EXERCISE DIRECTIONS
Copy nothing but the text: repeat each entry exactly and drop the images.

RECORDS
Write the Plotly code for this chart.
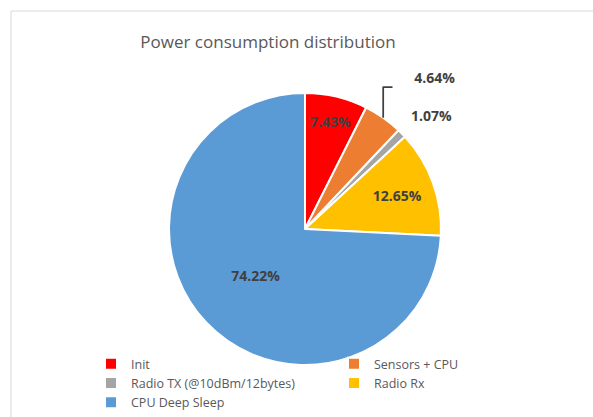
import plotly.graph_objects as go

labels = ["Init", "Sensors + CPU", "Radio TX (@10dBm/12bytes)", "Radio Rx", "CPU Deep Sleep"]
values = [7.43, 4.64, 1.07, 12.65, 74.22]
colors = ["#FF0000", "#ED7D31", "#A5A5A5", "#FFC000", "#5B9BD5"]
text_positions = ["inside", "outside", "outside", "inside", "inside"]

W, H = 593, 417
cx, cy, r = 305, 229, 136

pct = "%{value:.2f}%"
templates = [pct, "\u00a0" * 6 + pct + "<br>\u00a0", pct + "<br>\u00a0", pct, pct]

fig = go.Figure(go.Pie(
    labels=labels,
    values=values,
    sort=False,
    direction="clockwise",
    rotation=0,
    marker=dict(colors=colors, line=dict(color="white", width=2)),
    texttemplate=templates,
    textposition=text_positions,
    textfont=dict(family="Open Sans", size=14, color="#404040", weight="bold"),
    insidetextorientation="horizontal",
    automargin=False,
    domain=dict(x=[(cx - r) / W, (cx + r) / W], y=[(H - cy - r) / H, (H - cy + r) / H]),
    hoverinfo="label+value",
))

fig.update_layout(
    width=W, height=H,
    margin=dict(l=0, r=0, t=0, b=0, autoexpand=False),
    paper_bgcolor="white",
    title=dict(text="Power consumption distribution", x=268 / W, xanchor="center",
               y=1 - 42 / H, yanchor="middle",
               font=dict(family="Open Sans", size=17, color="#595959")),
    font=dict(family="Open Sans", color="#595959"),
    legend=dict(orientation="h", x=91 / W, xanchor="left", y=1 - 349 / H, yanchor="top",
                entrywidth=198, entrywidthmode="pixels",
                font=dict(family="Open Sans", size=12.5, color="#595959"),
                itemwidth=30, tracegroupgap=0, bgcolor="rgba(0,0,0,0)"),
    shapes=[dict(type="rect", xref="paper", yref="paper",
                 x0=11 / W, x1=1.2, y0=-0.2, y1=1 - 11 / H,
                 line=dict(color="#D9D9D9", width=1), layer="below")],
)

fig.write_html("out.html", config={"displayModeBar": False},
               post_script="document.body.style.margin='0';")
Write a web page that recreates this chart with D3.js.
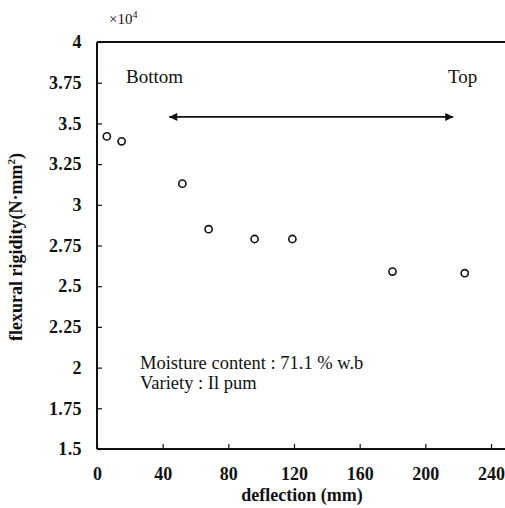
<!DOCTYPE html>
<html><head><meta charset="utf-8">
<script src="https://cdn.jsdelivr.net/npm/d3@7"></script>
<style>
html,body{margin:0;padding:0;background:#fff;}
text{font-family:"Liberation Serif","DejaVu Serif",serif;fill:#111;}
</style></head>
<body><svg id="chart" width="505" height="508"></svg>
<script>
// data
const deflection = [6, 15, 52, 68, 96, 119, 180, 224];
const rigidity = [3.42, 3.39, 3.13, 2.85, 2.79, 2.79, 2.59, 2.58];
const xTicks = [0, 40, 80, 120, 160, 200, 240];
const yTicks = [1.5, 1.75, 2, 2.25, 2.5, 2.75, 3, 3.25, 3.5, 3.75, 4];
const arrowRange = [44, 217];
const arrowLevel = 3.54;
const notes = ["Moisture content : 71.1 % w.b", "Variety : Il pum"];

const svg = d3.select("#chart");
const m = {left: 97, top: 42};
const W = 394, H = 407;
const x = d3.scaleLinear().domain([0, 240]).range([m.left, m.left + W]);
const y = d3.scaleLinear().domain([1.5, 4]).range([m.top + H, m.top]);

// frame lines (left, top, bottom)
svg.append("line").attr("x1", x(0)).attr("x2", x(0)).attr("y1", y(4)).attr("y2", y(1.5))
  .attr("stroke", "#111").attr("stroke-width", 2);
svg.append("line").attr("x1", x(0)).attr("x2", 505).attr("y1", y(4)).attr("y2", y(4))
  .attr("stroke", "#111").attr("stroke-width", 2);
svg.append("line").attr("x1", x(0)).attr("x2", 505).attr("y1", y(1.5)).attr("y2", y(1.5))
  .attr("stroke", "#111").attr("stroke-width", 2);

// x axis
const xAxis = svg.append("g").attr("transform", `translate(0,${y(1.5)})`)
  .call(d3.axisBottom(x).tickValues(xTicks).tickSize(-5).tickPadding(18).tickFormat(d3.format("d")));
xAxis.select(".domain").remove();
xAxis.selectAll(".tick line").attr("stroke", "#111").attr("stroke-width", 1.2);
xAxis.selectAll("text").attr("font-size", 18).attr("font-weight", "bold")
  .attr("font-family", "Liberation Serif").attr("fill", "#111");

// y axis
const yAxis = svg.append("g").attr("transform", `translate(${x(0)},0)`)
  .call(d3.axisLeft(y).tickValues(yTicks).tickSize(-5).tickPadding(15).tickFormat(d => String(d)));
yAxis.select(".domain").remove();
yAxis.selectAll(".tick line").attr("stroke", "#111").attr("stroke-width", 1.2);
yAxis.selectAll("text").attr("font-size", 18).attr("font-weight", "bold").attr("letter-spacing", 0.4)
  .attr("font-family", "Liberation Serif").attr("fill", "#111");

// multiplier
const mult = svg.append("text").attr("x", 109).attr("y", 24).attr("font-size", 15);
mult.append("tspan").text("×10");
mult.append("tspan").attr("font-size", 10).attr("dy", -6).text("4");

// axis titles
svg.append("text").attr("x", 302).attr("y", 501).attr("text-anchor", "middle")
  .attr("font-size", 18).attr("font-weight", "bold").text("deflection (mm)");
const yl = svg.append("text").attr("transform", "translate(22,247) rotate(-90)")
  .attr("text-anchor", "middle").attr("font-size", 18).attr("font-weight", "bold");
yl.append("tspan").text("flexural rigidity(N·mm");
yl.append("tspan").attr("font-size", 11).attr("dy", -7).text("2");
yl.append("tspan").attr("dy", 7).text(")");

// arrow
const defs = svg.append("defs");
defs.append("marker").attr("id", "ah").attr("viewBox", "0 0 10 10").attr("refX", 10).attr("refY", 5)
  .attr("markerWidth", 10).attr("markerHeight", 8).attr("markerUnits", "userSpaceOnUse")
  .attr("orient", "auto-start-reverse")
  .append("path").attr("d", "M0,0 L10,5 L0,10 Z").attr("fill", "#111");
svg.append("line").attr("x1", x(arrowRange[0])).attr("x2", x(arrowRange[1]))
  .attr("y1", y(arrowLevel)).attr("y2", y(arrowLevel))
  .attr("stroke", "#111").attr("stroke-width", 1.6)
  .attr("marker-start", "url(#ah)").attr("marker-end", "url(#ah)");

svg.append("text").attr("x", 126).attr("y", 83).attr("font-size", 19).text("Bottom");
svg.append("text").attr("x", 448).attr("y", 83).attr("font-size", 19).text("Top");

// notes
svg.selectAll(".note").data(notes).enter().append("text").attr("class", "note")
  .attr("x", 140).attr("y", (d, i) => 369 + i * 20).attr("font-size", 18.5).text(d => d);

// points
svg.selectAll(".pt").data(deflection).enter().append("circle").attr("class", "pt")
  .attr("cx", d => x(d)).attr("cy", (d, i) => y(rigidity[i])).attr("r", 3.6)
  .attr("fill", "none").attr("stroke", "#111").attr("stroke-width", 1.6);
</script></body></html>
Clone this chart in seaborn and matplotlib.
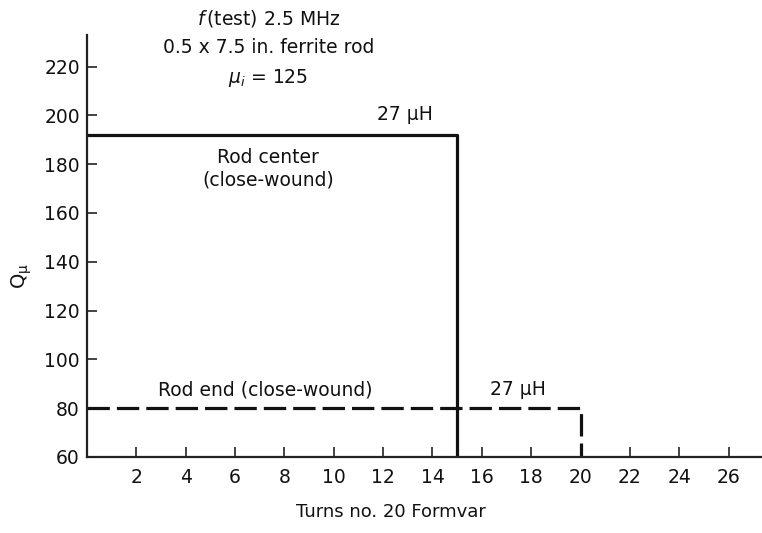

FINISHED ANSWER
Write the Plotly code for this chart.
import plotly.graph_objects as go

labels = ["Init", "Sensors + CPU", "Radio TX (@10dBm/12bytes)", "Radio Rx", "CPU Deep Sleep"]
values = [7.43, 4.64, 1.07, 12.65, 74.22]
colors = ["#FF0000", "#ED7D31", "#A5A5A5", "#FFC000", "#5B9BD5"]
text_positions = ["inside", "outside", "outside", "inside", "inside"]

W, H = 593, 417
cx, cy, r = 305, 229, 136

pct = "%{value:.2f}%"
templates = [pct, "\u00a0" * 6 + pct + "<br>\u00a0", pct + "<br>\u00a0", pct, pct]

fig = go.Figure(go.Pie(
    labels=labels,
    values=values,
    sort=False,
    direction="clockwise",
    rotation=0,
    marker=dict(colors=colors, line=dict(color="white", width=2)),
    texttemplate=templates,
    textposition=text_positions,
    textfont=dict(family="Open Sans", size=14, color="#404040", weight="bold"),
    insidetextorientation="horizontal",
    automargin=False,
    domain=dict(x=[(cx - r) / W, (cx + r) / W], y=[(H - cy - r) / H, (H - cy + r) / H]),
    hoverinfo="label+value",
))

fig.update_layout(
    width=W, height=H,
    margin=dict(l=0, r=0, t=0, b=0, autoexpand=False),
    paper_bgcolor="white",
    title=dict(text="Power consumption distribution", x=268 / W, xanchor="center",
               y=1 - 42 / H, yanchor="middle",
               font=dict(family="Open Sans", size=17, color="#595959")),
    font=dict(family="Open Sans", color="#595959"),
    legend=dict(orientation="h", x=91 / W, xanchor="left", y=1 - 349 / H, yanchor="top",
                entrywidth=198, entrywidthmode="pixels",
                font=dict(family="Open Sans", size=12.5, color="#595959"),
                itemwidth=30, tracegroupgap=0, bgcolor="rgba(0,0,0,0)"),
    shapes=[dict(type="rect", xref="paper", yref="paper",
                 x0=11 / W, x1=1.2, y0=-0.2, y1=1 - 11 / H,
                 line=dict(color="#D9D9D9", width=1), layer="below")],
)

fig.write_html("out.html", config={"displayModeBar": False},
               post_script="document.body.style.margin='0';")
Write a web page that recreates this chart with D3.js.
<!DOCTYPE html>
<html><head><meta charset="utf-8">
<script src="https://cdn.jsdelivr.net/npm/d3@7"></script>
<style>
html,body{margin:0;padding:0;background:#fff;}
text{font-family:"Liberation Serif","DejaVu Serif",serif;fill:#111;}
</style></head>
<body><svg id="chart" width="505" height="508"></svg>
<script>
// data
const deflection = [6, 15, 52, 68, 96, 119, 180, 224];
const rigidity = [3.42, 3.39, 3.13, 2.85, 2.79, 2.79, 2.59, 2.58];
const xTicks = [0, 40, 80, 120, 160, 200, 240];
const yTicks = [1.5, 1.75, 2, 2.25, 2.5, 2.75, 3, 3.25, 3.5, 3.75, 4];
const arrowRange = [44, 217];
const arrowLevel = 3.54;
const notes = ["Moisture content : 71.1 % w.b", "Variety : Il pum"];

const svg = d3.select("#chart");
const m = {left: 97, top: 42};
const W = 394, H = 407;
const x = d3.scaleLinear().domain([0, 240]).range([m.left, m.left + W]);
const y = d3.scaleLinear().domain([1.5, 4]).range([m.top + H, m.top]);

// frame lines (left, top, bottom)
svg.append("line").attr("x1", x(0)).attr("x2", x(0)).attr("y1", y(4)).attr("y2", y(1.5))
  .attr("stroke", "#111").attr("stroke-width", 2);
svg.append("line").attr("x1", x(0)).attr("x2", 505).attr("y1", y(4)).attr("y2", y(4))
  .attr("stroke", "#111").attr("stroke-width", 2);
svg.append("line").attr("x1", x(0)).attr("x2", 505).attr("y1", y(1.5)).attr("y2", y(1.5))
  .attr("stroke", "#111").attr("stroke-width", 2);

// x axis
const xAxis = svg.append("g").attr("transform", `translate(0,${y(1.5)})`)
  .call(d3.axisBottom(x).tickValues(xTicks).tickSize(-5).tickPadding(18).tickFormat(d3.format("d")));
xAxis.select(".domain").remove();
xAxis.selectAll(".tick line").attr("stroke", "#111").attr("stroke-width", 1.2);
xAxis.selectAll("text").attr("font-size", 18).attr("font-weight", "bold")
  .attr("font-family", "Liberation Serif").attr("fill", "#111");

// y axis
const yAxis = svg.append("g").attr("transform", `translate(${x(0)},0)`)
  .call(d3.axisLeft(y).tickValues(yTicks).tickSize(-5).tickPadding(15).tickFormat(d => String(d)));
yAxis.select(".domain").remove();
yAxis.selectAll(".tick line").attr("stroke", "#111").attr("stroke-width", 1.2);
yAxis.selectAll("text").attr("font-size", 18).attr("font-weight", "bold").attr("letter-spacing", 0.4)
  .attr("font-family", "Liberation Serif").attr("fill", "#111");

// multiplier
const mult = svg.append("text").attr("x", 109).attr("y", 24).attr("font-size", 15);
mult.append("tspan").text("×10");
mult.append("tspan").attr("font-size", 10).attr("dy", -6).text("4");

// axis titles
svg.append("text").attr("x", 302).attr("y", 501).attr("text-anchor", "middle")
  .attr("font-size", 18).attr("font-weight", "bold").text("deflection (mm)");
const yl = svg.append("text").attr("transform", "translate(22,247) rotate(-90)")
  .attr("text-anchor", "middle").attr("font-size", 18).attr("font-weight", "bold");
yl.append("tspan").text("flexural rigidity(N·mm");
yl.append("tspan").attr("font-size", 11).attr("dy", -7).text("2");
yl.append("tspan").attr("dy", 7).text(")");

// arrow
const defs = svg.append("defs");
defs.append("marker").attr("id", "ah").attr("viewBox", "0 0 10 10").attr("refX", 10).attr("refY", 5)
  .attr("markerWidth", 10).attr("markerHeight", 8).attr("markerUnits", "userSpaceOnUse")
  .attr("orient", "auto-start-reverse")
  .append("path").attr("d", "M0,0 L10,5 L0,10 Z").attr("fill", "#111");
svg.append("line").attr("x1", x(arrowRange[0])).attr("x2", x(arrowRange[1]))
  .attr("y1", y(arrowLevel)).attr("y2", y(arrowLevel))
  .attr("stroke", "#111").attr("stroke-width", 1.6)
  .attr("marker-start", "url(#ah)").attr("marker-end", "url(#ah)");

svg.append("text").attr("x", 126).attr("y", 83).attr("font-size", 19).text("Bottom");
svg.append("text").attr("x", 448).attr("y", 83).attr("font-size", 19).text("Top");

// notes
svg.selectAll(".note").data(notes).enter().append("text").attr("class", "note")
  .attr("x", 140).attr("y", (d, i) => 369 + i * 20).attr("font-size", 18.5).text(d => d);

// points
svg.selectAll(".pt").data(deflection).enter().append("circle").attr("class", "pt")
  .attr("cx", d => x(d)).attr("cy", (d, i) => y(rigidity[i])).attr("r", 3.6)
  .attr("fill", "none").attr("stroke", "#111").attr("stroke-width", 1.6);
</script></body></html>
Clone this chart in seaborn and matplotlib.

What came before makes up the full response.